72. My opinion on the first point is that the ostensible gift and sale together constitute but one transaction of sale, evidenced by two documents, one deed of gift and the other a sale deed, and that, for this reason, the deed of gift, dated 22-6-1943, even though it might have been intend-ed to operate as a deed of gift, amounts, in law, to a sale deed. I am further of opinion that the whole property was intended to be conveyed by the defendants transferors to the defendants transferees on payment of Rs. 23,000 to the defendants transferors, and that, therefore, the value of ten biswas of the property was not taken into consideration separately but that this ten biswas property was taken into consideration by the parties when the sale consideration of Rs. 23,000 was fixed.

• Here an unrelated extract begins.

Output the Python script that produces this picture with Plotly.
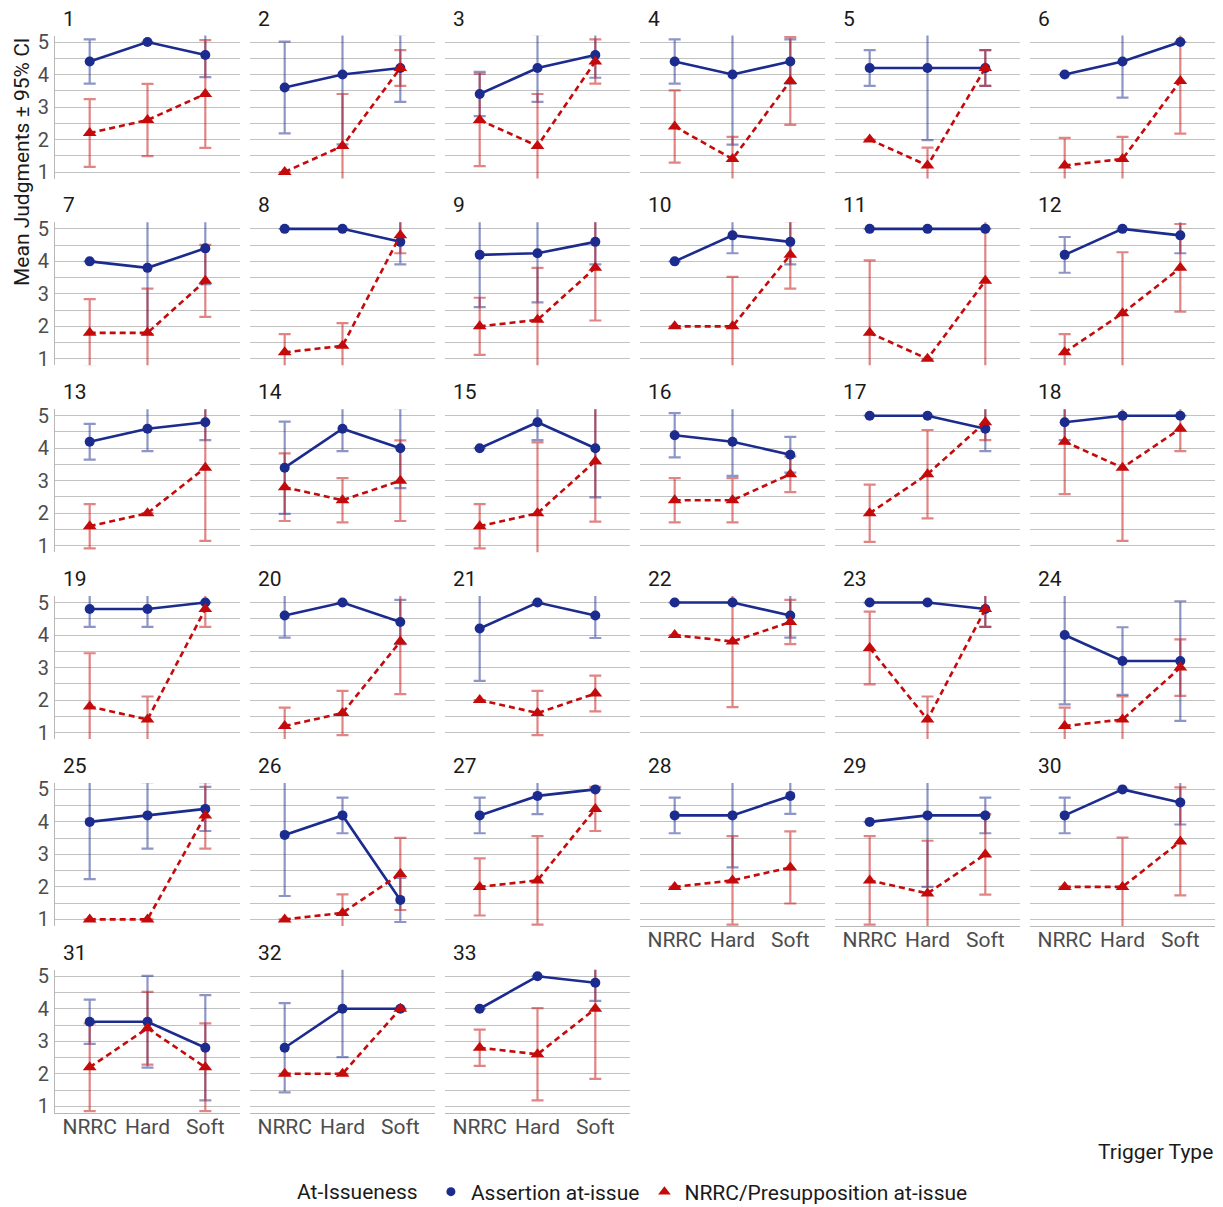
import plotly.graph_objects as go

categories = ["NRRC", "Hard", "Soft"]
panel_labels = [str(i) for i in range(1, 34)]
y_ticks = [1, 2, 3, 4, 5]

assertion_mean = [
    [4.4, 5.0, 4.6], [3.6, 4.0, 4.2], [3.4, 4.2, 4.6], [4.4, 4.0, 4.4], [4.2, 4.2, 4.2], [4.0, 4.4, 5.0],
    [4.0, 3.8, 4.4], [5.0, 5.0, 4.6], [4.2, 4.25, 4.6], [4.0, 4.8, 4.6], [5.0, 5.0, 5.0], [4.2, 5.0, 4.8],
    [4.2, 4.6, 4.8], [3.4, 4.6, 4.0], [4.0, 4.8, 4.0], [4.4, 4.2, 3.8], [5.0, 5.0, 4.6], [4.8, 5.0, 5.0],
    [4.8, 4.8, 5.0], [4.6, 5.0, 4.4], [4.2, 5.0, 4.6], [5.0, 5.0, 4.6], [5.0, 5.0, 4.8], [4.0, 3.2, 3.2],
    [4.0, 4.2, 4.4], [3.6, 4.2, 1.6], [4.2, 4.8, 5.0], [4.2, 4.2, 4.8], [4.0, 4.2, 4.2], [4.2, 5.0, 4.6],
    [3.6, 3.6, 2.8], [2.8, 4.0, 4.0], [4.0, 5.0, 4.8],
]
assertion_ci = [
    [0.68, 0, 0.68], [1.41, 2.15, 1.04], [0.68, 1.04, 0.7], [0.68, 2.16, 0.68], [0.55, 2.22, 0.55], [0, 1.11, 0],
    [0, 2.04, 1.1], [0, 0, 0.69], [1.61, 1.51, 0.69], [0, 0.55, 0.69], [0, 0, 0], [0.55, 0, 0.55],
    [0.55, 0.69, 0.55], [1.42, 0.69, 1.23], [0, 0.55, 1.51], [0.68, 1.05, 0.55], [0, 0, 0.69], [0.55, 0, 0],
    [0.55, 0.55, 0], [0.68, 0, 0.68], [1.61, 0, 0.69], [0, 0, 0.68], [0, 0, 0.55], [2.13, 1.04, 1.84],
    [1.76, 1.02, 0.68], [1.88, 0.55, 0.68], [0.55, 0.56, 0], [0.55, 1.6, 0.55], [0, 2.2, 0.55], [0.55, 0, 0.68],
    [0.68, 1.41, 1.62], [1.37, 1.49, 0], [0, 0, 0.56],
]
nrrc_mean = [
    [2.2, 2.6, 3.4], [1.0, 1.8, 4.2], [2.6, 1.8, 4.4], [2.4, 1.4, 3.8], [2.0, 1.2, 4.2], [1.2, 1.4, 3.8],
    [1.8, 1.8, 3.4], [1.2, 1.4, 4.8], [2.0, 2.2, 3.8], [2.0, 2.0, 4.2], [1.8, 1.0, 3.4], [1.2, 2.4, 3.8],
    [1.6, 2.0, 3.4], [2.8, 2.4, 3.0], [1.6, 2.0, 3.6], [2.4, 2.4, 3.2], [2.0, 3.2, 4.8], [4.2, 3.4, 4.6],
    [1.8, 1.4, 4.8], [1.2, 1.6, 3.8], [2.0, 1.6, 2.2], [4.0, 3.8, 4.4], [3.6, 1.4, 4.8], [1.2, 1.4, 3.0],
    [1.0, 1.0, 4.2], [1.0, 1.2, 2.4], [2.0, 2.2, 4.4], [2.0, 2.2, 2.6], [2.2, 1.8, 3.0], [2.0, 2.0, 3.4],
    [2.2, 3.4, 2.2], [2.0, 2.0, 4.0], [2.8, 2.6, 4.0],
]
nrrc_ci = [
    [1.04, 1.11, 1.66], [0, 1.6, 0.55], [1.42, 1.6, 0.68], [1.11, 0.68, 1.35], [0, 0.55, 0.55], [0.85, 0.68, 1.62],
    [1.04, 1.36, 1.11], [0.56, 0.7, 0.55], [0.88, 1.6, 1.62], [0, 1.52, 1.04], [2.23, 0, 2.78], [0.56, 1.88, 1.35],
    [0.68, 0, 2.25], [1.04, 0.68, 1.24], [0.68, 2.18, 1.86], [0.68, 0.68, 0.55], [0.88, 1.36, 0.55], [1.61, 2.25, 0.69],
    [1.64, 0.71, 0.55], [0.57, 0.68, 1.62], [0, 0.68, 0.55], [0, 2.02, 0.68], [1.12, 0.71, 0.55], [0.57, 0.71, 0.87],
    [0, 0, 1.02], [0, 0.57, 1.11], [0.88, 1.36, 0.68], [0, 1.36, 1.11], [1.36, 1.62, 1.24], [0, 1.52, 1.66],
    [1.35, 1.12, 1.35], [0, 0, 0], [0.56, 1.42, 2.16],
]

W, H = 1223, 1207
FONT = "Roboto, 'Noto Sans', sans-serif"
BLUE = "#1C2B8E"
RED = "#C40A0A"
BLUE_ERR = "rgba(28,43,142,0.5)"
RED_ERR = "rgba(196,10,10,0.5)"
GRID = "#c2c2c2"
TICK_GRAY = "#4d4d4d"

col_left = [55, 250, 445, 640, 835, 1030]
panel_w = 185
row_top0 = 35.5
row_step = 186.85
panel_h = 143
bottom_panels = {27, 28, 29, 30, 31, 32}

x_pos = list(range(len(categories)))

fig = go.Figure()
layout = dict(
    width=W, height=H, autosize=False,
    margin=dict(l=0, r=0, t=0, b=0, autoexpand=False),
    paper_bgcolor="white", plot_bgcolor="white",
    font=dict(family=FONT, color="#1a1a1a"),
    showlegend=True,
)
annotations = []

for i in range(33):
    r, c = divmod(i, 6)
    x0 = col_left[c]
    top = row_top0 + r * row_step
    bot = top + panel_h
    n = "" if i == 0 else str(i + 1)
    xa, ya = "x" + n, "y" + n
    layout["xaxis" + n] = dict(
        domain=[x0 / W, (x0 + panel_w) / W], anchor=ya,
        range=[-0.6, 2.6], tickvals=x_pos, ticktext=categories,
        showticklabels=i in bottom_panels, showgrid=False, zeroline=False,
        showline=i in bottom_panels, linecolor="#b8b8b8", linewidth=1.2,
        ticks="", ticklabelstandoff=-5, tickfont=dict(family=FONT, size=21, color=TICK_GRAY),
        automargin=False, fixedrange=True,
    )
    layout["yaxis" + n] = dict(
        domain=[(H - bot) / H, (H - top) / H], anchor=xa,
        range=[0.8, 5.2], tickvals=y_ticks,
        showticklabels=c == 0, showgrid=True, gridcolor=GRID, gridwidth=1.2,
        minor=dict(tickvals=[1.5, 2.5, 3.5, 4.5], showgrid=True, gridcolor=GRID, gridwidth=1.2),
        zeroline=False, showline=c == 0, linecolor="#b8b8b8", linewidth=1.2,
        ticks="", ticklabelstandoff=1, tickfont=dict(family=FONT, size=20, color=TICK_GRAY),
        automargin=False, fixedrange=True,
    )
    # error bars first (both series), then lines/points
    for means, cis, col in ((assertion_mean, assertion_ci, BLUE_ERR), (nrrc_mean, nrrc_ci, RED_ERR)):
        fig.add_trace(go.Scatter(
            x=x_pos, y=means[i], xaxis=xa, yaxis=ya, mode="markers",
            marker=dict(size=1, opacity=0), showlegend=False, hoverinfo="skip",
            error_y=dict(type="data", array=cis[i], visible=True, color=col, thickness=2.2, width=6),
        ))
    fig.add_trace(go.Scatter(
        x=x_pos, y=assertion_mean[i], xaxis=xa, yaxis=ya, mode="lines+markers",
        line=dict(color=BLUE, width=2.6), marker=dict(color=BLUE, size=10, symbol="circle"),
        showlegend=False, name="Assertion at-issue",
    ))
    fig.add_trace(go.Scatter(
        x=x_pos, y=nrrc_mean[i], xaxis=xa, yaxis=ya, mode="lines+markers",
        line=dict(color=RED, width=2.6, dash="6px,4px"),
        marker=dict(color=RED, size=12, symbol="triangle-up"),
        showlegend=False, name="NRRC/Presupposition at-issue",
    ))
    annotations.append(dict(
        text=panel_labels[i], xref="paper", yref="paper",
        x=(x0 + 6) / W, y=(H - (top - 17)) / H, xanchor="left", yanchor="middle",
        showarrow=False, font=dict(family=FONT, size=21, color="#1a1a1a"),
    ))

# legend-only entries
fig.add_trace(go.Scatter(x=[None], y=[None], mode="markers", name="Assertion at-issue",
                         marker=dict(color=BLUE, size=9, symbol="circle"), showlegend=True))
fig.add_trace(go.Scatter(x=[None], y=[None], mode="markers", name="NRRC/Presupposition at-issue",
                         marker=dict(color=RED, size=11, symbol="triangle-up"), showlegend=True))

annotations.append(dict(
    text="Mean Judgments ± 95% CI", xref="paper", yref="paper",
    x=22 / W, y=(H - 162) / H, xanchor="center", yanchor="middle", textangle=-90,
    showarrow=False, font=dict(family=FONT, size=21, color="#1a1a1a"),
))
annotations.append(dict(
    text="Trigger Type", xref="paper", yref="paper",
    x=1215 / W, y=(H - 1152) / H, xanchor="right", yanchor="middle",
    showarrow=False, font=dict(family=FONT, size=21, color="#1a1a1a"),
))

layout["annotations"] = annotations
layout["legend"] = dict(
    orientation="h", x=634 / W, xanchor="center", y=(H - 1192) / H, yanchor="middle",
    title=dict(text="At-Issueness ", side="left", font=dict(family=FONT, size=21, color="#1a1a1a")),
    font=dict(family=FONT, size=21, color="#1a1a1a"), itemwidth=30, tracegroupgap=0,
    bgcolor="rgba(0,0,0,0)",
)
fig.update_layout(**layout)
fig.write_html(
    "out.html",
    config={"displayModeBar": False},
    post_script="document.body.style.margin='0';document.body.style.overflow='hidden';",
)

73. So far as the second point is concerned, I have discussed the case of Randhir Singh v. Randhir Singh, 1937 ALL. L. J. 743 in some detail, and I have pointed out that there is nothing in that case to indicate that a Court is precluded from going behind the form in which a transaction is garbed and from ascertaining the substance and real nature of the transaction. I have, however, failed to discover in Shiam Sunder Lal v. Sarmadi Regain, A. I. R. (27) 1940 ALL. 171 any principle guiding the decision of this case, escept that it may be supposed that Shiam Sunder Lal's case implicitly decides, that the burden of proof lies upon the plaintiff pre-emptors to establish that an ostensible transaction of gift is not a gift in reality. Keeping in view what has been said in these two cases, I am of opinion that the facts established in this case leave no room for doubt that the deed of gift does not evidence a transaction of gift, but the con veyances purporting to have been made by means of the two documents in suit, in substance and reality, amount to one transaction of sale, for a consideration of Rs. 23,000.

74. Let the papers is laid before the referring Bench with this opinion.

Sapru, J.

75. On the points on which there was difference of opinion between us, the opinion of Seth J., to whom this case was referred by the learned Chief Justice has now arrived. In accordance with that opinion, we dismiss this appeal with costs and affirm, the judgment and decree of the trial Court.